#### Written exercise:
Among the entries below, extract exactly the lines that run from the one with "The picture is" through the one with "d3.scaleLinear().domain([0, 1]).range([plot.bottom, plot.top]);", both ends included.
--- Provided information ---
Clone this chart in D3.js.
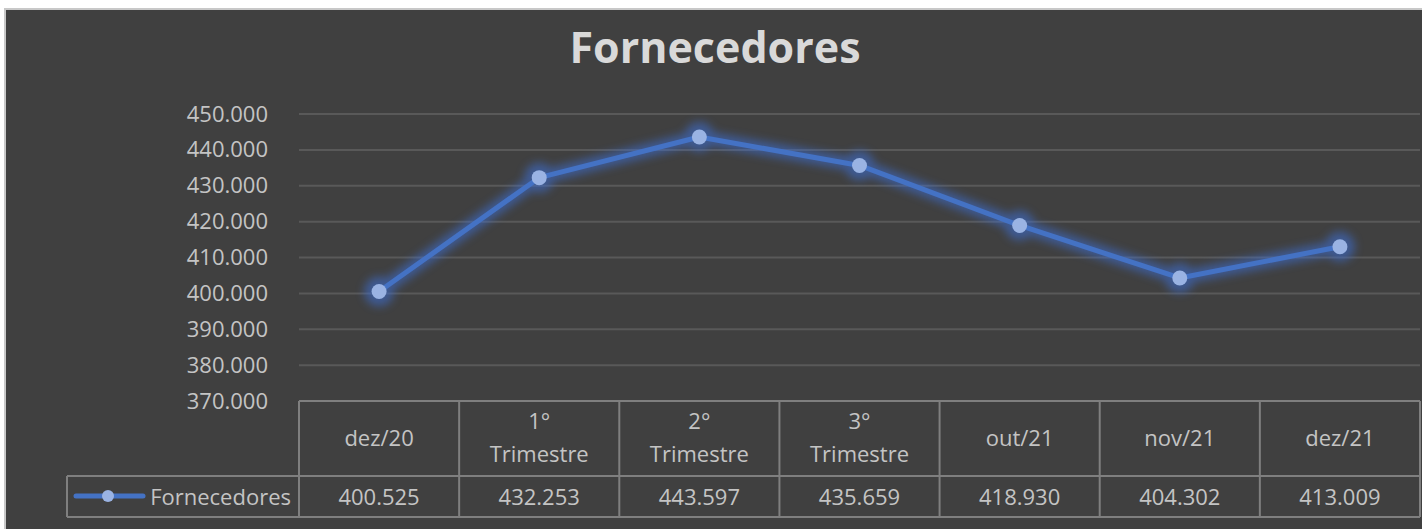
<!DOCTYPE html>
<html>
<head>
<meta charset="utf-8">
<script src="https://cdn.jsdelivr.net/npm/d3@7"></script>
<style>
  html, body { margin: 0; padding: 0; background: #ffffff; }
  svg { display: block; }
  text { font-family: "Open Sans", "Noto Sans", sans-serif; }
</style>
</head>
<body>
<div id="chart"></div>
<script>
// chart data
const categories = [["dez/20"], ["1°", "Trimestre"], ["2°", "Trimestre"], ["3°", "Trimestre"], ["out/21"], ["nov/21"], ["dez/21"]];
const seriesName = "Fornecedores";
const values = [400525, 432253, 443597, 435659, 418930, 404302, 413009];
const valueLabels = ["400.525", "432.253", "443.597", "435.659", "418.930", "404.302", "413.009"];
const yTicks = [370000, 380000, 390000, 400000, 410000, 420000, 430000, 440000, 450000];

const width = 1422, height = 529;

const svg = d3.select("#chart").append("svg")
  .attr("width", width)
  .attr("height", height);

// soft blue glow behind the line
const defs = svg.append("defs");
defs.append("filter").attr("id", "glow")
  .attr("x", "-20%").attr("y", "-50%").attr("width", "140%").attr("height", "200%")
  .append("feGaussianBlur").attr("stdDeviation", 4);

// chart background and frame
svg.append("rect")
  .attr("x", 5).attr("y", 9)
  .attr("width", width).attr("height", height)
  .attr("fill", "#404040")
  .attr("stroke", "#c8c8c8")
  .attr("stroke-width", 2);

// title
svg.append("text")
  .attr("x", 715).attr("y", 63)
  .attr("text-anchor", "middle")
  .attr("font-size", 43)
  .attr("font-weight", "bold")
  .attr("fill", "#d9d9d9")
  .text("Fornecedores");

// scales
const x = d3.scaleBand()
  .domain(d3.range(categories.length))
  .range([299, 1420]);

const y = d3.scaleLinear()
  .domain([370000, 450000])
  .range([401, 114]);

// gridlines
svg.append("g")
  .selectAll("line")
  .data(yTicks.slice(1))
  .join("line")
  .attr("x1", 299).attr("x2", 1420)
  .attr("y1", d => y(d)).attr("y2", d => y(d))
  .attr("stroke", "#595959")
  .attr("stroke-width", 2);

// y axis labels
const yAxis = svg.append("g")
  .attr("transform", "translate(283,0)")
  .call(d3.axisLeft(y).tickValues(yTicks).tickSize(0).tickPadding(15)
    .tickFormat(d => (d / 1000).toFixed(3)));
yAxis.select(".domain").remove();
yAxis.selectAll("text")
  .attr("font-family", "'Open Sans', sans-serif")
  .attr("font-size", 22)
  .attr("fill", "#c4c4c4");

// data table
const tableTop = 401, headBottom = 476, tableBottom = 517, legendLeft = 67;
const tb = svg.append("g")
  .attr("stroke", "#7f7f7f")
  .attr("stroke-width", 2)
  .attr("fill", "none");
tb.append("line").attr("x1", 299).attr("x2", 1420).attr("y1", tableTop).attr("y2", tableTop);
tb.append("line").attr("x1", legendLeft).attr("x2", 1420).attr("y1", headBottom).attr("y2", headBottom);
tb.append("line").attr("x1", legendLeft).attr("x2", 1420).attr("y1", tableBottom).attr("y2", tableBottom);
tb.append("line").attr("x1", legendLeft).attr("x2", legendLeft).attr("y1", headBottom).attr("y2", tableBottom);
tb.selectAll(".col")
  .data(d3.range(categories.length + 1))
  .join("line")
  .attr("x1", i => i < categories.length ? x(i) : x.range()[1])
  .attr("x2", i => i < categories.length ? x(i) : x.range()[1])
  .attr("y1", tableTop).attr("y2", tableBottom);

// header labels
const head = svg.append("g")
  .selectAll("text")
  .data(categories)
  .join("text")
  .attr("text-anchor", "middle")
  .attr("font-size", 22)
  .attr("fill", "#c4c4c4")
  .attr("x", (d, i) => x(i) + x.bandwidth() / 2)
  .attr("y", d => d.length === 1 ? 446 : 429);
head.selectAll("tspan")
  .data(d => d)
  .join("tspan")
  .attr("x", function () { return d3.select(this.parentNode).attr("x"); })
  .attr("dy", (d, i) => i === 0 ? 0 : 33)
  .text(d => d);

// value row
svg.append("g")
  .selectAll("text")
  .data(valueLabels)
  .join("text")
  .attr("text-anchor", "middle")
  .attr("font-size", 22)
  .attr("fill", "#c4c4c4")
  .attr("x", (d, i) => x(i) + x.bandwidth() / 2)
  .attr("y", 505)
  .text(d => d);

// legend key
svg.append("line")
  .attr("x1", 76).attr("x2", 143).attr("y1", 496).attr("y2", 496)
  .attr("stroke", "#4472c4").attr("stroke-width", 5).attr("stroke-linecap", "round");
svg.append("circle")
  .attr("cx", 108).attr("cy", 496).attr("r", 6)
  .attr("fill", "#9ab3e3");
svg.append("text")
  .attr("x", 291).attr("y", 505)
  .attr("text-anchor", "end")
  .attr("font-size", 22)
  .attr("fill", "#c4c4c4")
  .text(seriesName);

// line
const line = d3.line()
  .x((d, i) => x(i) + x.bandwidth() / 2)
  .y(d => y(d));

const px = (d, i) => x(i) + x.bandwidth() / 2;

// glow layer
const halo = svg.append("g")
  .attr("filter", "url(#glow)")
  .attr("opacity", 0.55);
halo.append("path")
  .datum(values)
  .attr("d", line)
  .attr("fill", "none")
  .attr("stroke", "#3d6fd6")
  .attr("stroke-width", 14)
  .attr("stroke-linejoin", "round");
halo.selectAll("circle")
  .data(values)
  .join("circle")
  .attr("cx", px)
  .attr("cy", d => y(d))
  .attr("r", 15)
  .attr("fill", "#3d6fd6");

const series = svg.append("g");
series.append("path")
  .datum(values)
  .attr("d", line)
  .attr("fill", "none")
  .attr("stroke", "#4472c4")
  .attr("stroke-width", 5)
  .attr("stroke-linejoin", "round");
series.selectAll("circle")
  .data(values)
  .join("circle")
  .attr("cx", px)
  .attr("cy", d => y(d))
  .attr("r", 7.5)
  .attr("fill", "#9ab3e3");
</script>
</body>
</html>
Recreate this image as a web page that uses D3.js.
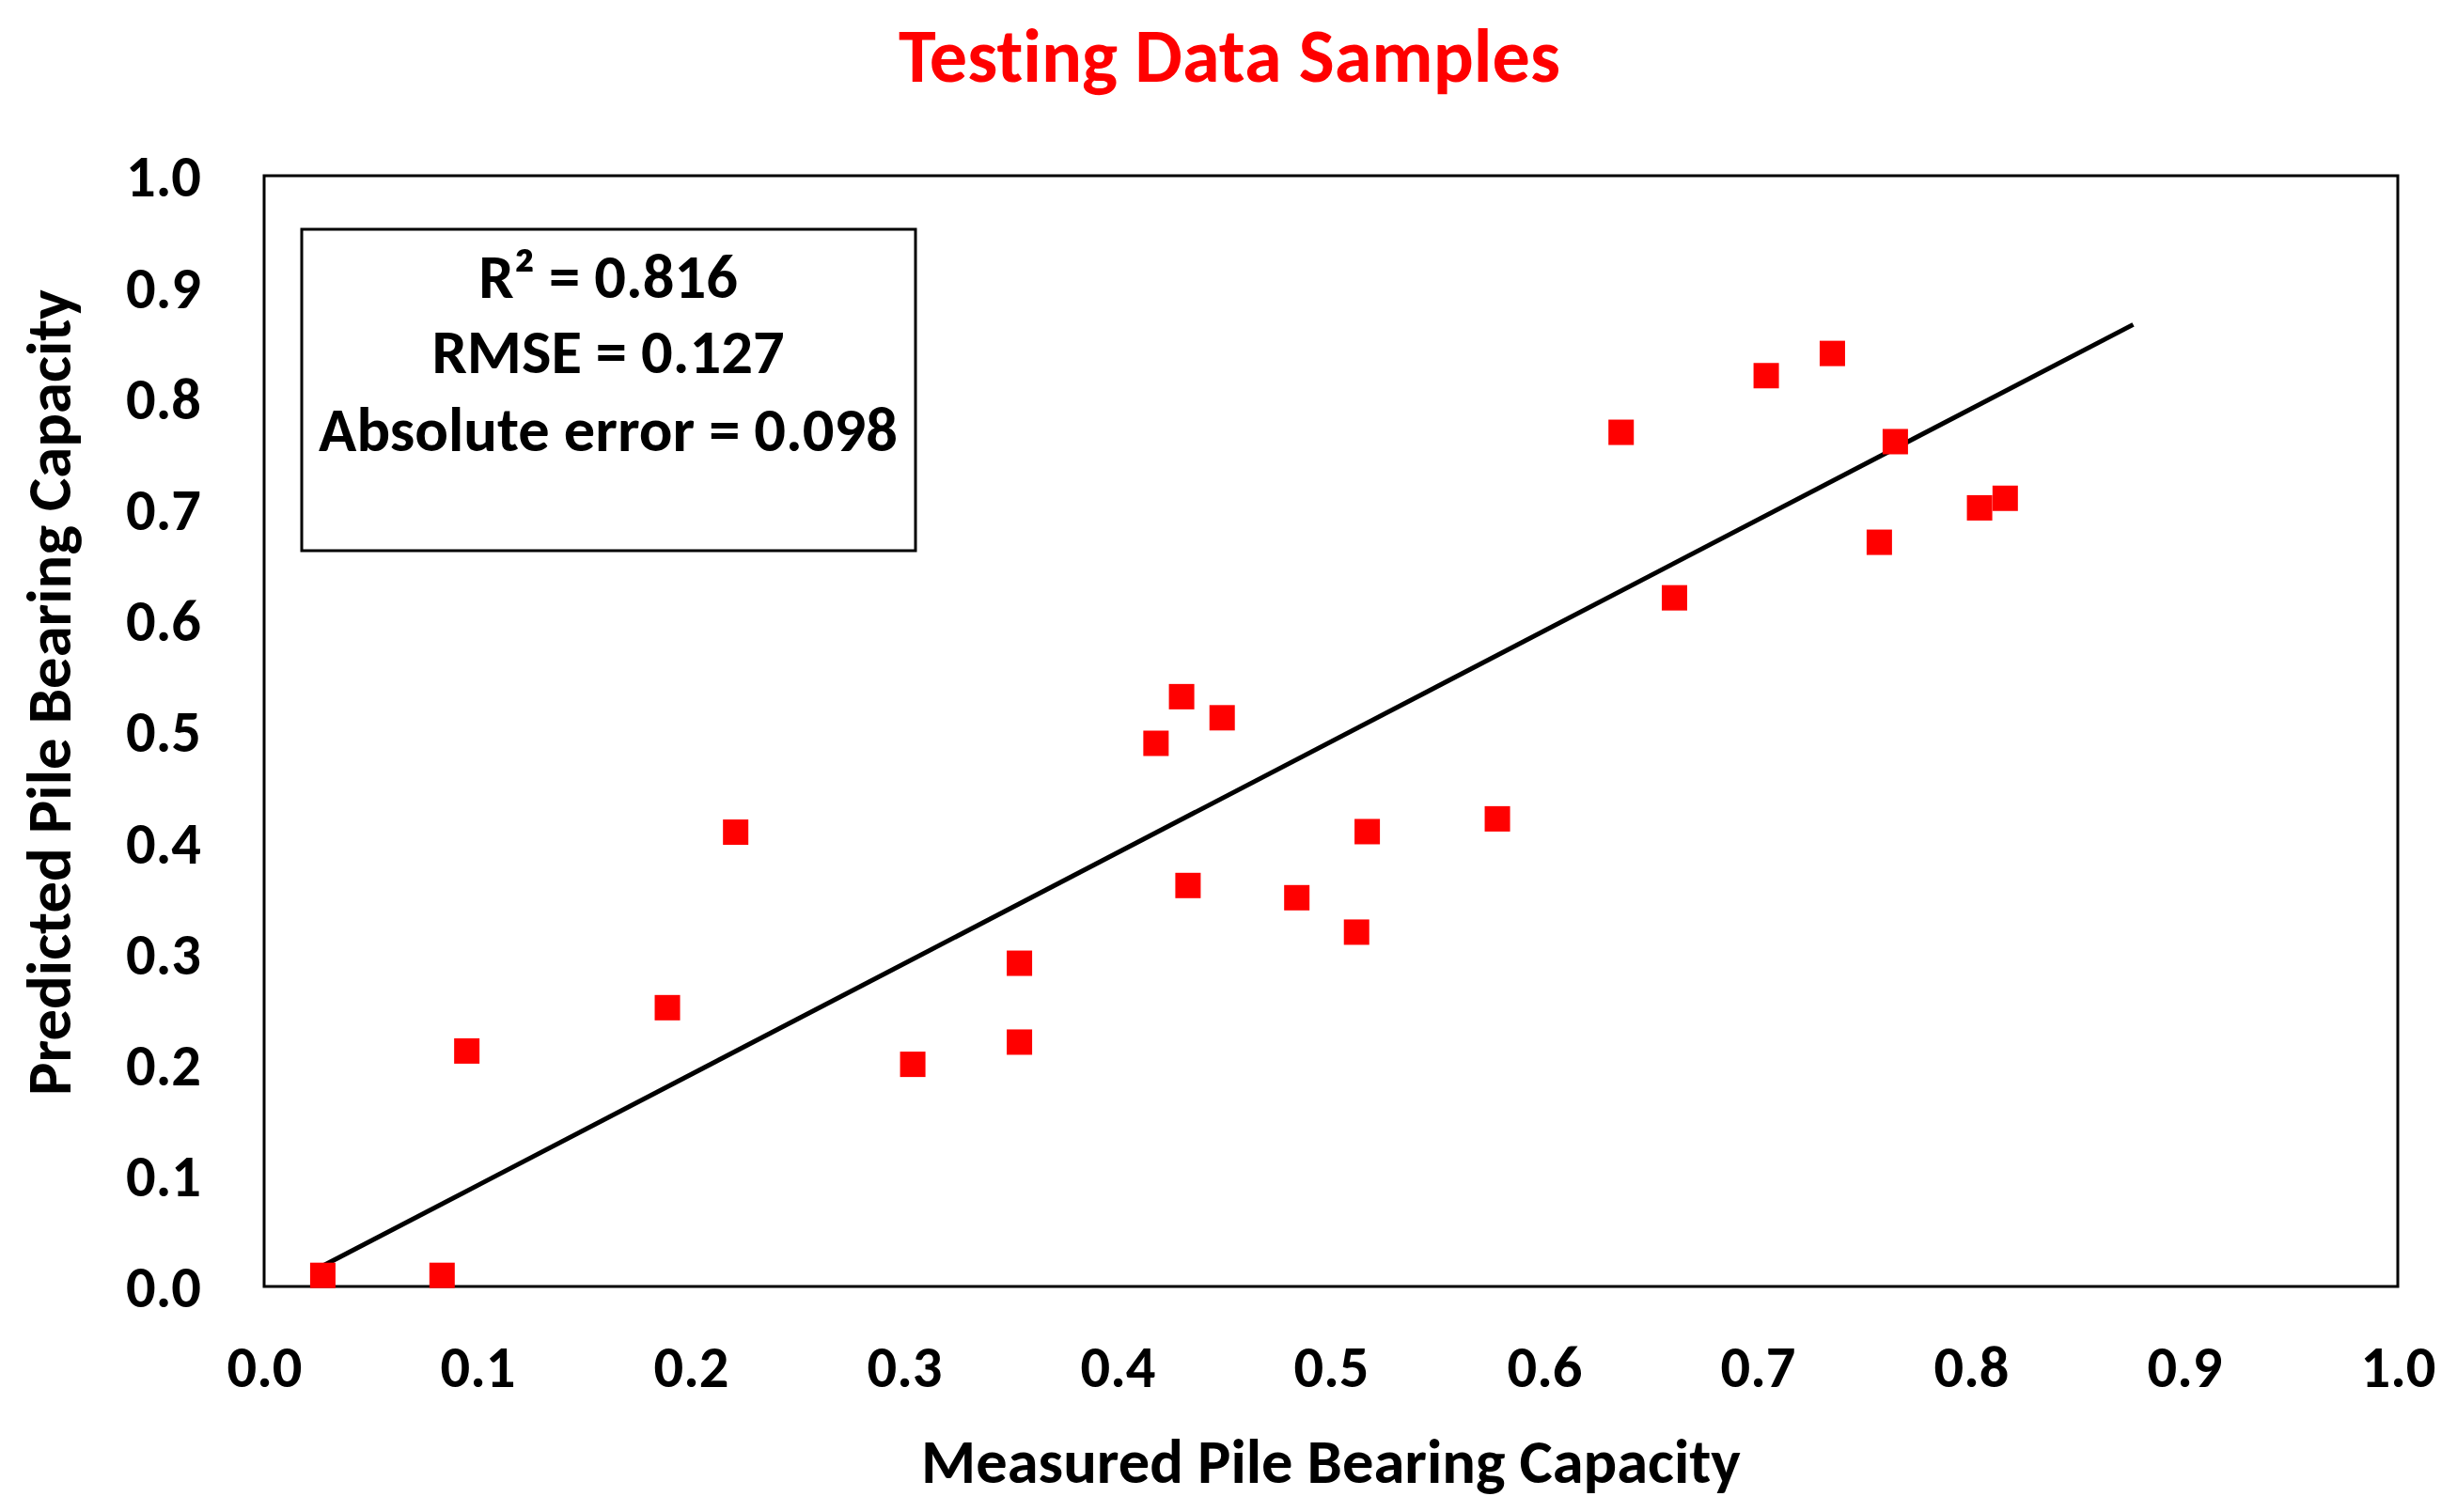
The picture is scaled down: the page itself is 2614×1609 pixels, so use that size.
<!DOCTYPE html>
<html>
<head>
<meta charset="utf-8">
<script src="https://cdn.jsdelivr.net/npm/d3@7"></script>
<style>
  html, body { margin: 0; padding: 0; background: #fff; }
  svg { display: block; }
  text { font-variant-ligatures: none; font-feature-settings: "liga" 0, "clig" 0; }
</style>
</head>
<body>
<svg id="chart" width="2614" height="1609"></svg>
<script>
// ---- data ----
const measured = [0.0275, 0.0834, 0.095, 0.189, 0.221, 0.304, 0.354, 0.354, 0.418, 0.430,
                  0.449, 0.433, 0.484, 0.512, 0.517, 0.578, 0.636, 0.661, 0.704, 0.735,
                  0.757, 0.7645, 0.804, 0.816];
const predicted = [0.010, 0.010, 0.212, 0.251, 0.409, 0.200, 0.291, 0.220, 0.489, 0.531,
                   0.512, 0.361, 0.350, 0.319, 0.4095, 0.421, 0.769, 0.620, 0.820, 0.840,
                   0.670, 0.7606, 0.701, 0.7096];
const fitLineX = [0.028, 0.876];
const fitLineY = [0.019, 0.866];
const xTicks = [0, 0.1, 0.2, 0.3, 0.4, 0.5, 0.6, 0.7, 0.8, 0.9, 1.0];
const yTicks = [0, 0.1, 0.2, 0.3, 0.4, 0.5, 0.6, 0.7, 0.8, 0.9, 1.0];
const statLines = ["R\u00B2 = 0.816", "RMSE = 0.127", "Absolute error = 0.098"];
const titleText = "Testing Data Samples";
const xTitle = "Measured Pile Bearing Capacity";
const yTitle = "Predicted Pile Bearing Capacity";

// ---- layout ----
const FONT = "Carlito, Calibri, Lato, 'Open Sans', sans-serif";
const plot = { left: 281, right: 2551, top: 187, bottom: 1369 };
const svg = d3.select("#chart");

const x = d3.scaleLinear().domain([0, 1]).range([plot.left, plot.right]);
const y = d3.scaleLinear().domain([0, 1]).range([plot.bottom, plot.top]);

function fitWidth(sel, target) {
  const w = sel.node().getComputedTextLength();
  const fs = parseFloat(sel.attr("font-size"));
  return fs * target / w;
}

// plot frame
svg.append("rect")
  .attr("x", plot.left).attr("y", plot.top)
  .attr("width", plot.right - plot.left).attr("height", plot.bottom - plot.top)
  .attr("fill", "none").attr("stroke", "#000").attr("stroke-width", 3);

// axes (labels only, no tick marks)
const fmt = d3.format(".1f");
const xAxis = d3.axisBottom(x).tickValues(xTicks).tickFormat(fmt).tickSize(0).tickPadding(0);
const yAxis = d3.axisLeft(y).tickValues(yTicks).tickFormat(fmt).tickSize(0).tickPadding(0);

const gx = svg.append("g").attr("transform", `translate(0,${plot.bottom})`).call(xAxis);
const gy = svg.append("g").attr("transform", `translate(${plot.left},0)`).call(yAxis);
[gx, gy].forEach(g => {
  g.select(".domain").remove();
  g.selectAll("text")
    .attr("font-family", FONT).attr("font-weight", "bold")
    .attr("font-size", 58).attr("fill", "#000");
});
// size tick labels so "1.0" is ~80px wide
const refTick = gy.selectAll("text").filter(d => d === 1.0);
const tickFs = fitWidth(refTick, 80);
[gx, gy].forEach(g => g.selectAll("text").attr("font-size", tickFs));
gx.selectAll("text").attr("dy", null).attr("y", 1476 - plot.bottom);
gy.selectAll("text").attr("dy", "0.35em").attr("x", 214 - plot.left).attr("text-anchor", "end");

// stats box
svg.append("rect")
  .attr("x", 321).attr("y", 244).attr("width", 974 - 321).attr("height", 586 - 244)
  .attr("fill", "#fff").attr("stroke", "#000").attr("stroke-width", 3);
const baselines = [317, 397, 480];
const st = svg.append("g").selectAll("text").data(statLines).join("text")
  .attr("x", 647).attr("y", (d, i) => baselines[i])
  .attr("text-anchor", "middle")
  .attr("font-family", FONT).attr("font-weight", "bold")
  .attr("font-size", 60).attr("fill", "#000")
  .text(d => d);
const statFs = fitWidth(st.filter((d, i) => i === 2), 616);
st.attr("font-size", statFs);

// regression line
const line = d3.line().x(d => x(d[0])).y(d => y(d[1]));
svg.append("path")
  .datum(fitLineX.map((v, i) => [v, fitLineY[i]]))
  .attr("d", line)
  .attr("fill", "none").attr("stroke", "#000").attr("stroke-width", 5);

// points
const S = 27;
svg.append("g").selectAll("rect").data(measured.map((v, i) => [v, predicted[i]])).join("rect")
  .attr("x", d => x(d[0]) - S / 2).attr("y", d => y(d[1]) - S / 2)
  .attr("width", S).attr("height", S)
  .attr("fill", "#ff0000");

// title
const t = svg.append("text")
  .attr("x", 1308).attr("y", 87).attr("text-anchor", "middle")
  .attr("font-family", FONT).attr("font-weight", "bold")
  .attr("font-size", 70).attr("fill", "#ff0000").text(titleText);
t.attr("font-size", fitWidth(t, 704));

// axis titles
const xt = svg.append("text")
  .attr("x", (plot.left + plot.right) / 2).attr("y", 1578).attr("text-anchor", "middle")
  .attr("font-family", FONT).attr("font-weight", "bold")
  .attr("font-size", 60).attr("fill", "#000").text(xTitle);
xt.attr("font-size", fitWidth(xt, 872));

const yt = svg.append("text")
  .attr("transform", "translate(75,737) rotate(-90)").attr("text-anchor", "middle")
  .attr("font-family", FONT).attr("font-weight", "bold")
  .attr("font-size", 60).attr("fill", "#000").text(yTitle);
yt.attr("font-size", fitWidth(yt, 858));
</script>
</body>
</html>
---
#### Solution to this task:
The picture is scaled down: the page itself is 2614×1609 pixels, so use that size.
<!DOCTYPE html>
<html>
<head>
<meta charset="utf-8">
<script src="https://cdn.jsdelivr.net/npm/d3@7"></script>
<style>
  html, body { margin: 0; padding: 0; background: #fff; }
  svg { display: block; }
  text { font-variant-ligatures: none; font-feature-settings: "liga" 0, "clig" 0; }
</style>
</head>
<body>
<svg id="chart" width="2614" height="1609"></svg>
<script>
// ---- data ----
const measured = [0.0275, 0.0834, 0.095, 0.189, 0.221, 0.304, 0.354, 0.354, 0.418, 0.430,
                  0.449, 0.433, 0.484, 0.512, 0.517, 0.578, 0.636, 0.661, 0.704, 0.735,
                  0.757, 0.7645, 0.804, 0.816];
const predicted = [0.010, 0.010, 0.212, 0.251, 0.409, 0.200, 0.291, 0.220, 0.489, 0.531,
                   0.512, 0.361, 0.350, 0.319, 0.4095, 0.421, 0.769, 0.620, 0.820, 0.840,
                   0.670, 0.7606, 0.701, 0.7096];
const fitLineX = [0.028, 0.876];
const fitLineY = [0.019, 0.866];
const xTicks = [0, 0.1, 0.2, 0.3, 0.4, 0.5, 0.6, 0.7, 0.8, 0.9, 1.0];
const yTicks = [0, 0.1, 0.2, 0.3, 0.4, 0.5, 0.6, 0.7, 0.8, 0.9, 1.0];
const statLines = ["R\u00B2 = 0.816", "RMSE = 0.127", "Absolute error = 0.098"];
const titleText = "Testing Data Samples";
const xTitle = "Measured Pile Bearing Capacity";
const yTitle = "Predicted Pile Bearing Capacity";

// ---- layout ----
const FONT = "Carlito, Calibri, Lato, 'Open Sans', sans-serif";
const plot = { left: 281, right: 2551, top: 187, bottom: 1369 };
const svg = d3.select("#chart");

const x = d3.scaleLinear().domain([0, 1]).range([plot.left, plot.right]);
const y = d3.scaleLinear().domain([0, 1]).range([plot.bottom, plot.top]);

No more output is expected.